Pendant que ces choses se passaient autour du roi Philippe, les comtes de Champagne, du Perche et de Saint-Paul, ainsi que beaucoup d'autres seigneurs du royaume de France, attaquèrent à leur tour les deux autres corps de bataille, et mirent en fuite Hugues de Boves ainsi que tous ses mercenaires rassemblés de côté et d'autre. Tandis qu'ils prenaient lâchement la fuite, les Français les poursuivirent à la pointe de l'épée jusqu'au poste qu'occupait l'empereur. Alors tout l'effort de la bataille se concentra sur ce point. Les chevaliers français l'entourèrent, et tâchèrent ou de le tuer ou de le forcer à se rendre. Mais lui, armé d'une sorte d'épée aiguisée d'un seul côté, et en forme de grand couteau, qu'il brandissait à deux mains, assénait sur les ennemis des coups terribles. Tous ceux qu'il atteignait restaient étourdis ou tombaient sur le sol eux et leurs chevaux. Les ennemis, craignant de s'approcher de trop près, tuèrent sous lui trois chevaux à coups de lance. Mais toujours le louable courage de ses compagnons le replaçait sur un nouveau cheval, et il reparaissait plus animé encore à bien se défendre. Enfin les Français le laissèrent aller sans l'avoir vaincu, et il se retira avec les siens du champ de bataille sain et sauf comme ses soldats.

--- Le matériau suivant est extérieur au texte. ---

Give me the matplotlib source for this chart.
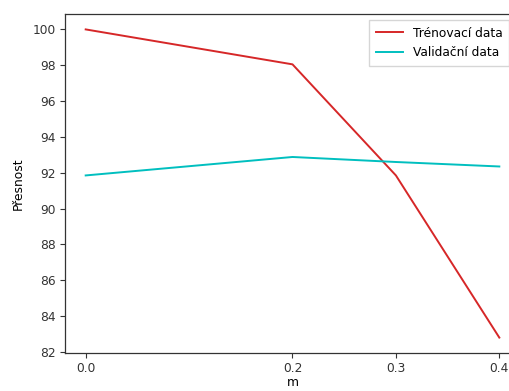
import matplotlib
matplotlib.use("Agg")
import matplotlib.pyplot as plt

# Regularisation parameter m and accuracy (%) on training / validation sets
m_values = [0.0, 0.2, 0.3, 0.4]
train_acc = [100.0, 98.05, 91.85, 82.8]
valid_acc = [91.85, 92.88, 92.6, 92.35]
x_ticks = [0.0, 0.2, 0.3, 0.4]
y_ticks = [82, 84, 86, 88, 90, 92, 94, 96, 98, 100]

plt.rcParams["font.family"] = "DejaVu Sans"
plt.rcParams["font.size"] = 8.8

fig = plt.figure(figsize=(5.10, 3.91), dpi=100)
ax = fig.add_axes([65 / 510, 38 / 391, 455 / 510, 339 / 391])

ax.plot(m_values, train_acc, color="#d62728", lw=1.4, label="Trénovací data")
ax.plot(m_values, valid_acc, color="#00bfbf", lw=1.4, label="Validační data")

ax.set_xticks(x_ticks)
ax.set_yticks(y_ticks)
ax.set_xlabel("m", labelpad=1)
ax.set_ylabel("Přesnost", labelpad=6)
ax.tick_params(length=3.5, width=0.8, pad=3, colors="#333333", labelsize=8.8)
for s in ax.spines.values():
    s.set_linewidth(0.9)
    s.set_color("#333333")
ax.spines["right"].set_visible(False)

ax.legend(loc="upper right", bbox_to_anchor=(509 / 510, 1 - 20 / 391),
          bbox_transform=fig.transFigure, fontsize=8.8, handlelength=2.2,
          borderaxespad=0, borderpad=0.55, labelspacing=0.55,
          framealpha=0.8, edgecolor="#cccccc", fancybox=False)

fig.savefig("out.png", dpi=100)
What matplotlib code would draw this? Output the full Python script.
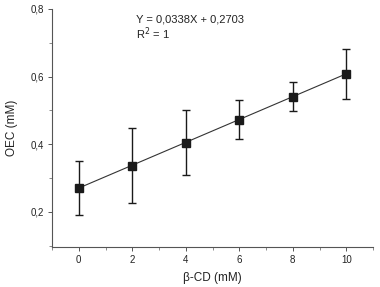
import matplotlib
matplotlib.use("Agg")
import matplotlib.pyplot as plt
from matplotlib.ticker import MultipleLocator, FuncFormatter

x = [0, 2, 4, 6, 8, 10]
oec = [0.270, 0.337, 0.405, 0.473, 0.541, 0.608]
err = [0.080, 0.111, 0.096, 0.058, 0.044, 0.073]
slope = 0.0338
intercept = 0.2703
eq_text = "Y = 0,0338X + 0,2703"
r2_text = "R$^2$ = 1"

plt.rcParams['font.family'] = ['Liberation Sans', 'DejaVu Sans']

fig = plt.figure(figsize=(3.8, 2.87), dpi=100)
ax = fig.add_axes([52/380, 40/287, (373-52)/380, (247-9)/287])

fit_y = [slope * xi + intercept for xi in x]
ax.plot(x, fit_y, color='#333333', lw=0.8, zorder=2)
ax.errorbar(x, oec, yerr=err, fmt='s', color='#1a1a1a', ms=5.5, capsize=3,
            elinewidth=1.0, capthick=1.0, zorder=3)

ax.set_xlim(-1, 11)
ax.set_ylim(0.096, 0.8)
ax.xaxis.set_major_locator(MultipleLocator(2))
ax.xaxis.set_minor_locator(MultipleLocator(1))
ax.yaxis.set_major_locator(MultipleLocator(0.2))
ax.yaxis.set_minor_locator(MultipleLocator(0.1))
ax.yaxis.set_major_formatter(FuncFormatter(lambda v, p: f"{v:.1f}".replace('.', ',')))

for s in ['top', 'right']:
    ax.spines[s].set_visible(False)
for s in ['left', 'bottom']:
    ax.spines[s].set_color('#555555')
    ax.spines[s].set_linewidth(0.8)
ax.tick_params(which='major', direction='out', length=3, width=0.7, color='#555555',
               labelsize=7, labelcolor='#222222', pad=3)
ax.tick_params(which='minor', direction='out', length=2, width=0.6, color='#777777')

ax.set_xlabel("β-CD (mM)", fontsize=8.5, color='#222222', labelpad=5)
ax.set_ylabel("OEC (mM)", fontsize=8.5, color='#222222', labelpad=9)

fig.text(136/380, 1 - 20/287, eq_text, fontsize=8, color='#222222', va='center', ha='left')
fig.text(136/380, 1 - 34/287, r2_text, fontsize=8, color='#222222', va='center', ha='left')

fig.savefig("out.png", dpi=100)
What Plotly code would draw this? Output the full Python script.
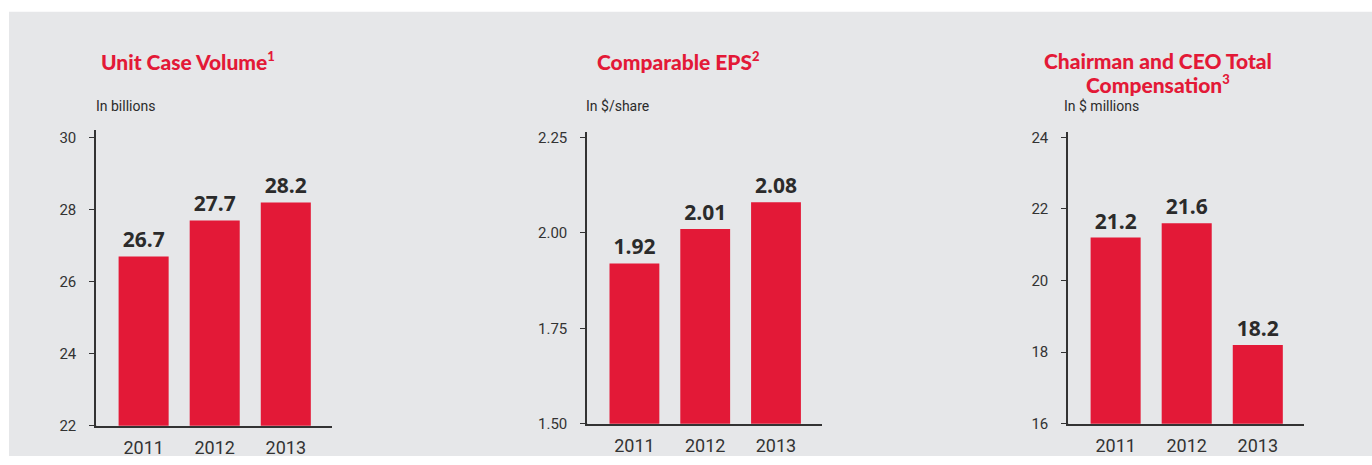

Le roi de France, joyeux d'une victoire si inespérée, rendit grâces à Dieu, qui lui avait accordé de remporter sur ses adversaires un si grand triomphe. Il emmena avec lui, chargés de chaînes et destinés à être enfermés dans de bonnes prisons, les trois comtes plus haut nommés, ainsi qu'une foule nombreuse de chevaliers et autres. A l'arrivée du roi, toute la ville de Paris fut illuminée de flambeaux et de lanternes, retentit de chants, d'applaudissements, de fanfares et de louanges, le jour et la nuit qui suivit. Des tapisseries et des étoffes de soie furent suspendues aux maisons; enfin ce fut un enthousiasme général.
Matthieu Paris, Grande Chronique, traduite par M. Huillard-Bréholles, t. 2, p. 516.